_Work instructions:_ Take the lines from the head of the listing through the one bearing "XAxis, YAxis, ReferenceLine" and copy them exactly, leaving every picture out.

_Dataset extract:_
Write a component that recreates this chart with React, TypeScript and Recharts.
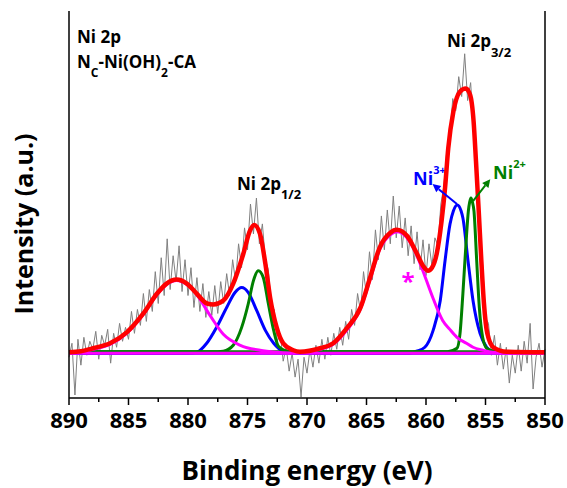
import React from 'react'
import { LineChart, Line, XAxis, YAxis, ReferenceLine } from 'recharts'

// raw Ni 2p scan, 890 -> 850 eV in 0.25 eV steps (intensity in a.u.)
const rawStart = 890
const rawStep = 0.25
const rawCounts = [
  -4, 10, -42, 14, -12, 16, -2, 12, 4, 22, -6, 18, 8, 24, -10, 20, 6, 30, 12, 26,
  14, 42, 20, 44, 28, 60, 32, 64, 42, 82, 50, 96, 58, 115, 64, 98, 72, 108, 62, 94,
  58, 86, 46, 76, 42, 70, 36, 62, 38, 68, 40, 72, 50, 80, 58, 94, 72, 110, 86, 126,
  104, 150, 120, 156, 110, 130, 94, 84, 48, 44, 12, 20, -8, 6, -18, 0, -24, -6, -44, -4,
  -20, 4, -14, 8, -10, 14, -6, 16, -2, 20, 4, 26, 8, 32, 14, 44, 28, 60, 42, 82,
  58, 102, 74, 124, 94, 138, 104, 144, 110, 158, 116, 148, 106, 136, 98, 128, 90, 122, 84, 114,
  78, 110, 88, 116, 108, 150, 168, 204, 218, 256, 244, 278, 258, 301, 254, 272, 226, 196, 120, 92,
  36, 30, -2, 18, -12, 10, -16, 6, -30, -2, -20, 8, -18, 12, -10, 30, -36, -4, 10, -14,
  4,
]

// fitted curves, [binding energy, intensity]
const envelope: [number, number][] = [
  [890, 1], [889, 2], [887.96, 5], [886.55, 10], [885.15, 21], [883.75, 40], [882.6, 60],
  [881.8, 70], [880.95, 74], [880.1, 70], [879.27, 60], [878.4, 50], [877.87, 49], [877.03, 53],
  [876.2, 70], [875.35, 100], [874.8, 123], [874.43, 129], [873.95, 120], [873.5, 90],
  [873.1, 56], [872.55, 26], [872, 10], [871.15, 3], [870.6, 1.5], [868.9, 5], [867.8, 10],
  [866.67, 25], [865.5, 46], [864.7, 76], [863.9, 106], [863, 121], [862.46, 124], [861.6, 118],
  [860.8, 101], [860.2, 87], [859.83, 83], [859.5, 86], [859.1, 100], [858.69, 133],
  [858.4, 166], [858.13, 206], [857.7, 243], [857.14, 263], [856.66, 266], [856.3, 260],
  [856, 233], [855.8, 193], [855.57, 143], [855.35, 93], [855.13, 50], [854.85, 20],
  [854.34, 6], [853.2, 1.5], [850, 1],
]
const ni3Half: [number, number][] = [
  [890, 0], [880, 0], [879.27, 1], [878.43, 10], [877.6, 26], [876.75, 46], [876.05, 61],
  [875.49, 66], [874.93, 61], [874.23, 43], [873.5, 23], [872.8, 10], [872, 2], [871, 0], [850, 0],
]
const ni2Half: [number, number][] = [
  [890, 1.5], [877.5, 1.5], [877.03, 2], [876.2, 8], [875.49, 26], [874.93, 50], [874.5, 73],
  [874.09, 83], [873.67, 76], [873.25, 50], [872.8, 23], [872.4, 7], [871.6, 2], [871, 1.5], [850, 1.5],
]
const satHalf: [number, number][] = [
  [890, 0], [889, 1], [887.96, 4], [886.55, 9], [885.15, 20], [883.75, 39], [882.6, 59],
  [881.8, 69], [880.95, 73], [880.1, 69], [879.27, 59], [878.15, 38], [877.03, 19],
  [875.6, 8], [873.95, 3], [872.5, 1], [871, 0], [850, 0],
]
const ni3Main: [number, number][] = [
  [890, 0], [861.5, 0], [860.8, 2], [860.1, 6], [859.4, 23], [858.8, 53], [858.4, 93],
  [857.98, 130], [857.7, 143], [857.37, 149], [857.05, 143], [856.9, 136], [856.47, 93],
  [856.05, 53], [855.46, 20], [854.9, 6], [854.3, 1], [853.5, 0], [850, 0],
]
const ni2Main: [number, number][] = [
  [890, 1.5], [858.2, 1.5], [857.4, 5], [857.14, 20], [856.9, 60], [856.64, 110], [856.44, 143],
  [856.33, 152], [856.22, 156], [856.1, 152], [855.97, 143], [855.74, 93], [855.52, 46],
  [855.24, 16], [854.9, 5], [854.3, 2], [853.8, 1.5], [850, 1.5],
]
const satMain: [number, number][] = [
  [890, 0], [871.5, 0], [870.6, 1], [868.9, 4], [867.8, 9], [866.67, 23], [865.5, 45],
  [864.7, 74], [863.9, 104], [863, 119], [862.46, 122], [861.6, 116], [860.8, 99],
  [860.36, 86], [859.4, 55], [858.6, 33], [858, 24], [857.4, 16], [856.6, 10], [856.05, 6],
  [855.2, 3], [854.4, 1], [853, 0], [850, 0],
]

const xTicks = [850, 852.5, 855, 857.5, 860, 862.5, 865, 867.5, 870, 872.5, 875, 877.5, 880, 882.5, 885, 887.5, 890]
const xLabels = [850, 855, 860, 865, 870, 875, 880, 885, 890]
const yTicks = [-43, 0, 43, 86, 129, 172, 215, 258, 301, 344]

const rawRows = rawCounts.map((y, i) => ({ e: rawStart - i * rawStep, y }))
const rows = (pts: [number, number][]) => pts.map(([e, y]) => ({ e, y }))

const font = "'Open Sans', sans-serif"

function BottomTick(props: any) {
  const { x, y, payload } = props
  const major = xLabels.includes(payload.value)
  return (
    <g>
      <line x1={x} y1={y} x2={x} y2={y + (major ? 7 : 4)} stroke="#000" strokeWidth={1.5} />
      {major && (
        <text x={x} y={y + 30} textAnchor="middle" fontFamily={font} fontWeight={700} fontSize={22} fill="#000">
          {payload.value}
        </text>
      )}
    </g>
  )
}

function arrow(color: string) {
  return (p: any) => {
    const { x1, y1, x2, y2 } = p
    const a = Math.atan2(y2 - y1, x2 - x1)
    const L = 8
    const W = 4
    const bx = x2 - L * Math.cos(a)
    const by = y2 - L * Math.sin(a)
    const pts = `${x2},${y2} ${bx + W * Math.sin(a)},${by - W * Math.cos(a)} ${bx - W * Math.sin(a)},${by + W * Math.cos(a)}`
    return (
      <g>
        <line x1={x1} y1={y1} x2={bx} y2={by} stroke={color} strokeWidth={2} />
        <polygon points={pts} fill={color} />
      </g>
    )
  }
}

export default function App() {
  const txt = { fontFamily: font, fontWeight: 700 }
  return (
    <div style={{ position: 'absolute', left: 0, top: 0, background: '#fff' }}>
      <LineChart width={567} height={488} margin={{ top: 11, right: 22, bottom: 0, left: 69 }}>
        <XAxis
          xAxisId="bottom" dataKey="e" type="number" domain={[850, 890]} reversed ticks={xTicks}
          height={90} tickSize={0} tickMargin={0} tickLine={false} tick={<BottomTick />}
          axisLine={{ stroke: '#000', strokeWidth: 1.5 }} interval={0}
        />
        <XAxis
          xAxisId="top" orientation="top" dataKey="e" type="number" domain={[850, 890]} reversed
          ticks={xTicks} mirror tick={false} tickSize={4} height={0} interval={0}
          axisLine={{ stroke: '#000', strokeWidth: 1.5 }} tickLine={{ stroke: '#000', strokeWidth: 1.2 }}
        />
        <YAxis
          yAxisId="left" type="number" domain={[-45, 344]} ticks={yTicks} mirror tick={false}
          tickSize={5} interval={0} axisLine={{ stroke: '#000', strokeWidth: 1.5 }}
          tickLine={{ stroke: '#000', strokeWidth: 1.2 }}
        />
        <YAxis
          yAxisId="right" orientation="right" type="number" domain={[-45, 344]} ticks={yTicks} mirror
          tick={false} tickSize={5} interval={0} axisLine={{ stroke: '#000', strokeWidth: 1.5 }}
          tickLine={{ stroke: '#000', strokeWidth: 1.2 }}
        />

        <Line data={rawRows} dataKey="y" xAxisId="bottom" yAxisId="left" type="linear" stroke="#808080" strokeWidth={1} dot={false} isAnimationActive={false} />
        <Line data={rows(ni3Half)} dataKey="y" xAxisId="bottom" yAxisId="left" type="monotone" stroke="#0000ff" strokeWidth={3} dot={false} isAnimationActive={false} />
        <Line data={rows(ni3Main)} dataKey="y" xAxisId="bottom" yAxisId="left" type="monotone" stroke="#0000ff" strokeWidth={3} dot={false} isAnimationActive={false} />
        <Line data={rows(ni2Half)} dataKey="y" xAxisId="bottom" yAxisId="left" type="monotone" stroke="#008000" strokeWidth={3} dot={false} isAnimationActive={false} />
        <Line data={rows(ni2Main)} dataKey="y" xAxisId="bottom" yAxisId="left" type="monotone" stroke="#008000" strokeWidth={3} dot={false} isAnimationActive={false} />
        <Line data={rows(satHalf)} dataKey="y" xAxisId="bottom" yAxisId="left" type="monotone" stroke="#ff00ff" strokeWidth={3} dot={false} isAnimationActive={false} />
        <Line data={rows(satMain)} dataKey="y" xAxisId="bottom" yAxisId="left" type="monotone" stroke="#ff00ff" strokeWidth={3} dot={false} isAnimationActive={false} />
        <Line data={rows(envelope)} dataKey="y" xAxisId="bottom" yAxisId="left" type="monotone" stroke="#ff0000" strokeWidth={4.5} dot={false} isAnimationActive={false} />

        <ReferenceLine xAxisId="bottom" yAxisId="left" segment={[{ x: 857.4, y: 150 }, { x: 859.45, y: 170 }]} shape={arrow('#0000ff')} />
        <ReferenceLine xAxisId="bottom" yAxisId="left" segment={[{ x: 856.05, y: 153 }, { x: 854.6, y: 175 }]} shape={arrow('#008000')} />

        <g>
          <text x={77} y={43} fontSize={17} fill="#000" {...txt}>Ni 2p</text>
          <text x={77} y={68} fontSize={17} fill="#000" {...txt}>
            N<tspan fontSize={12} dy={9}>C</tspan>
            <tspan dy={-9}>-Ni(OH)</tspan>
            <tspan fontSize={12} dy={9}>2</tspan>
            <tspan dy={-9}>-CA</tspan>
          </text>
          <text x={237} y={190} fontSize={17} fill="#000" {...txt}>
            Ni 2p<tspan fontSize={13} dy={9}>1/2</tspan>
          </text>
          <text x={447} y={47} fontSize={17} fill="#000" {...txt}>
            Ni 2p<tspan fontSize={13} dy={10}>3/2</tspan>
          </text>
          <text x={413} y={185} fontSize={18} fill="#0000ff" {...txt}>
            Ni<tspan fontSize={11} dy={-11}>3+</tspan>
          </text>
          <text x={493} y={179} fontSize={18} fill="#008000" {...txt}>
            Ni<tspan fontSize={11} dy={-11}>2+</tspan>
          </text>
          <text x={408} y={290} fontSize={24} fill="#ff00ff" textAnchor="middle" {...txt}>*</text>
          <text x={307} y={480} fontSize={26} fill="#000" textAnchor="middle" {...txt}>Binding energy (eV)</text>
          <text x={33} y={224} fontSize={25} fill="#000" textAnchor="middle" transform="rotate(-90 33 224)" {...txt}>
            Intensity (a.u.)
          </text>
        </g>
      </LineChart>
    </div>
  )
}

_Answer for this exercise:_
Write a component that recreates this chart with React, TypeScript and Recharts.
import React from 'react'
import { LineChart, Line, XAxis, YAxis, ReferenceLine } from 'recharts'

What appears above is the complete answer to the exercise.